Association of anticholinergic medication and AD biomarkers with incidence of MCI among cognitively normal older adults
Objective: To determine the cognitive consequences of anticholinergic medications (aCH) in cognitively normal older adults as well as interactive effects of genetic and cerebrospinal fluid (CSF) Alzheimer’s disease (AD) risk factors.
Methods: 688 cognitively normal participants from the Alzheimer’s Disease Neuroimaging Initiative were evaluated (mean age = 73.5, 49.6% female). Cox regression examined risk of progression to mild cognitive impairment (MCI) over a 10-year period, and linear mixed effects models examined 3-year rates of decline in memory, executive function, and language as a function of aCH. Interactions with APOE ε4 genotype and CSF biomarker evidence of AD pathology were also assessed.

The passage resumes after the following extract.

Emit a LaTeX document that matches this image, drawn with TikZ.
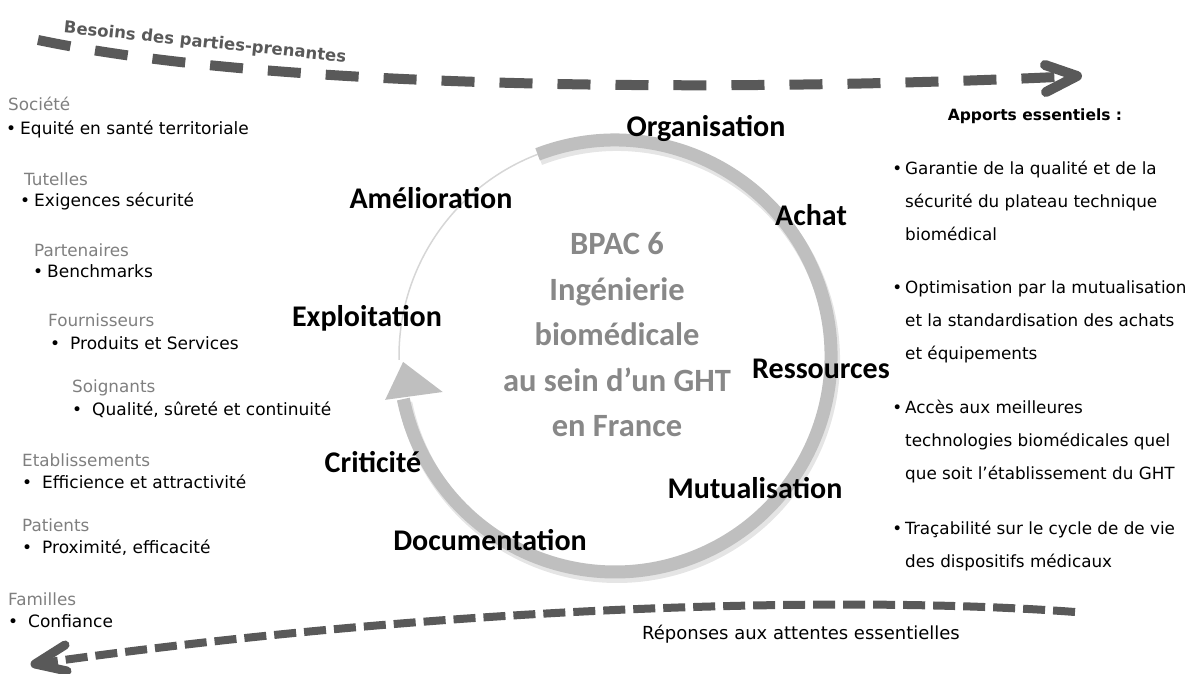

Results: aCH+ participants had increased risk of progression to MCI (HR = 1.42, p = .02), and there was a significant aCH x AD-risk interaction such that (aCH+)(ε4+) individuals showed greater than 2-fold increased risk (HR = 2.47, p < .001) for incident MCI relative to (aCH-)(ε4-), while (aCH+)(p-tau/Aß+) individuals demonstrated greater than 4-fold (HR = 4.25, p < .001) increased risk relative to (aCH-)(p-tau/Aß-). Linear mixed effects models revealed that aCH predicted a steeper slope of decline in memory (t = -2.31, p = .02) and language (t = -2.35, p = .02), with effects exacerbated in individuals with AD risk factors.
Conclusions: aCH increased risk of incident MCI and cognitive decline, and effects were significantly enhanced among individuals with genetic risk factors and CSF-based AD pathophysiological markers. Findings underscore the adverse impact of aCH medications on cognition and the need for deprescribing trials, particularly among individuals with elevated risk for AD.